Another chapter is represented by the transfer of the bill of exchange, in its logic. Obviously, the ways vary, depending on whether we deal with a nominative bill, a pay-to-order bill or a bearer bill. The novelties introduced by the New York Convention of 1988 cover the pay-to-order bill. The changing of the holder may take place, as the study explains, in two ways. First, through the usual way of the endorsement by consent in favor of a particular endorsee. Second, through blank endorsement which is limited to the signature of the endorser, corroborated with the delivery of the bill to the acquirer, without interpreting it as transfer of a bearer bill which operates without the signature of the endorser.
Particular attention has been paid to the transfer of the negotiable instrument, and the consequences of a forged signature on the bill of exchange, and it is shown that, according to the New York Convention of 1988, the corresponding risk is borne by the person who is best situated in the bill of exchange nexus in order to protect oneself.
As a result of the transfer of the bill of exchange, under the above mentioned circumstances, the acquirer, whether a physical or legal person, becomes the holder of the negotiable instrument. His/ her status may differ, according to the New York Convention of 1988, as the study shows, depending on the capacity of mere holder or protected holder. The latter should have acquired a full negotiable instrument of a negotiable instrument that was completed later according to the mandate received, and should have ignored the exceptions regarding the negotiable instrument, any potential stable right of another person over the negotiable instrument and the fact that it had been refused for acceptance or for payment. The negotiable instrument is also supposed to not have been acquired in a fraudulent way and the prescription deadline of the action should not have expired.
Finally, the object of this chapter is to analyze the guarantee on the bill of exchange. The New York Convention of 1988 consecrated a dualist system, differentiating, on the one hand the usual warranty and, on the other hand, the aval.
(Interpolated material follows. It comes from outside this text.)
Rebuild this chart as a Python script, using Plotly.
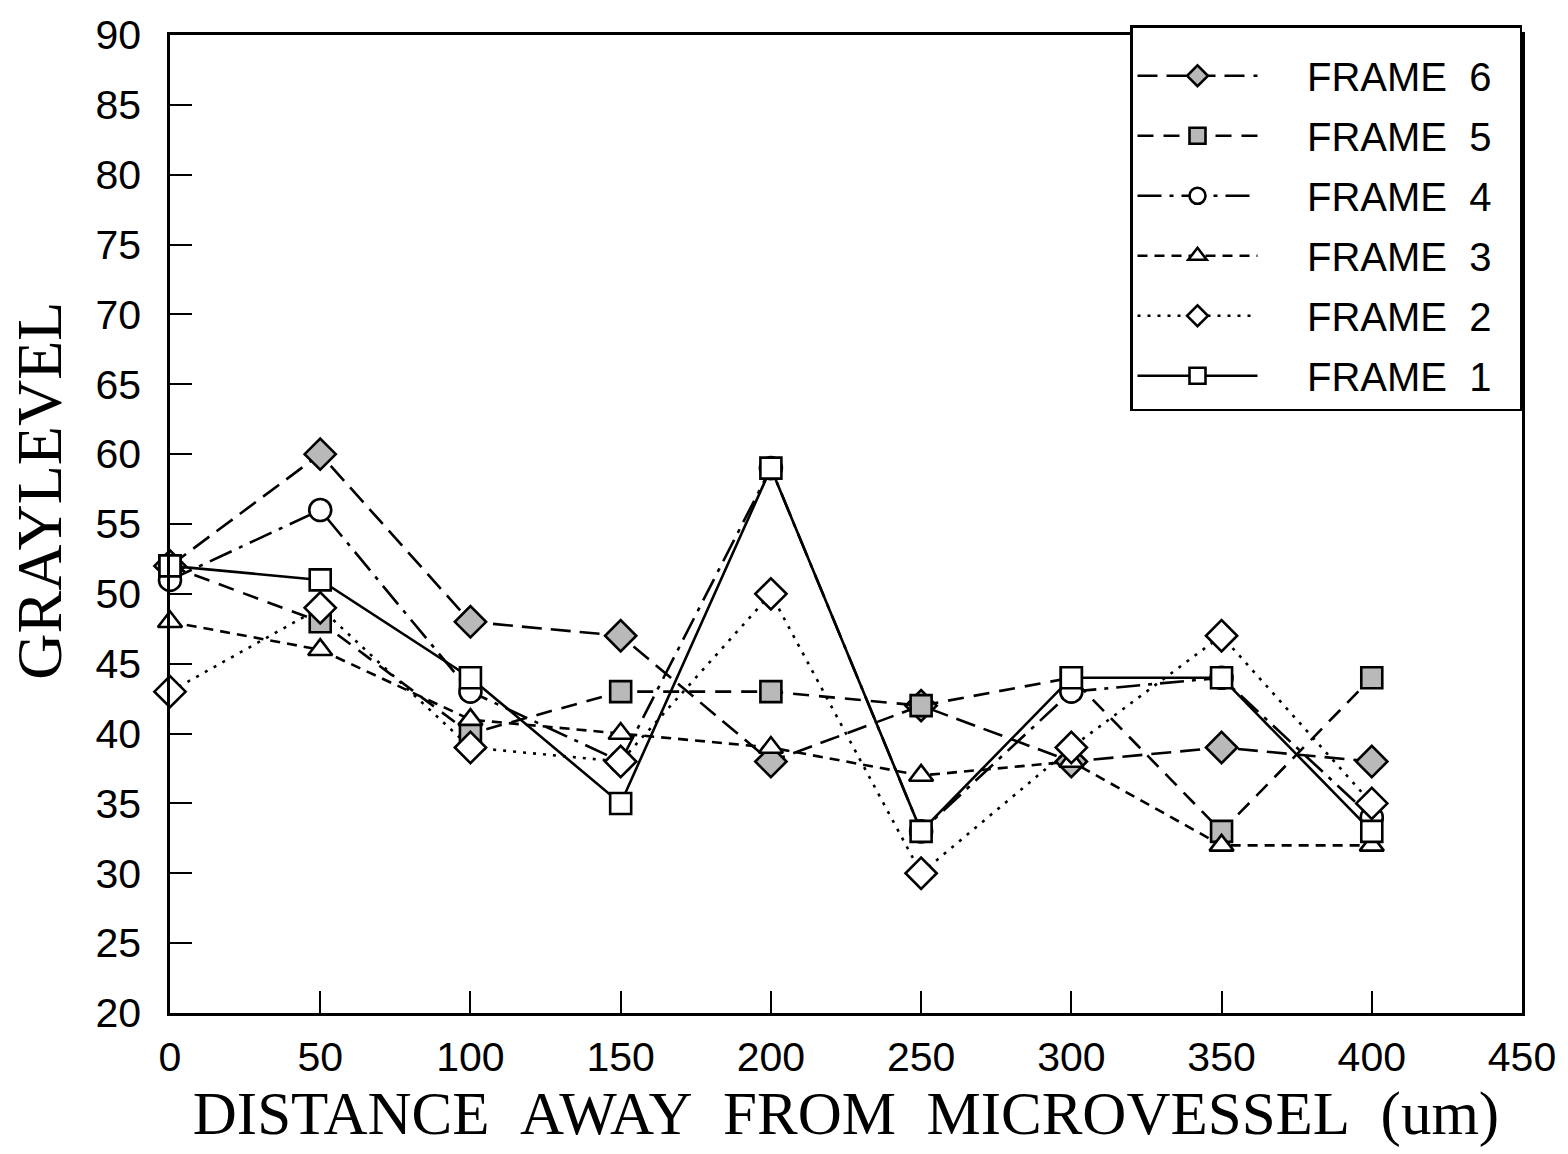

To conclude, in the opinion of the author, the New York Convention of 1988, although it makes a step forward in harmonizing the legal regime of the bill of exchange, is a hybrid combination of Anglo-American solutions, sometimes better adapted to the requirements of commercial practices, and the solutions adopted by the Geneva Convention of 1930. As regards the Romanian law, suggestions of lege ferenda are made, inspired by a comparative analysis of the New York Convention of 1988 and the common law regime, in order to formulate remarks about the direction which the Romanian bill of exchange law should follow, by taking over the most pragmatic solutions if the existing law systems.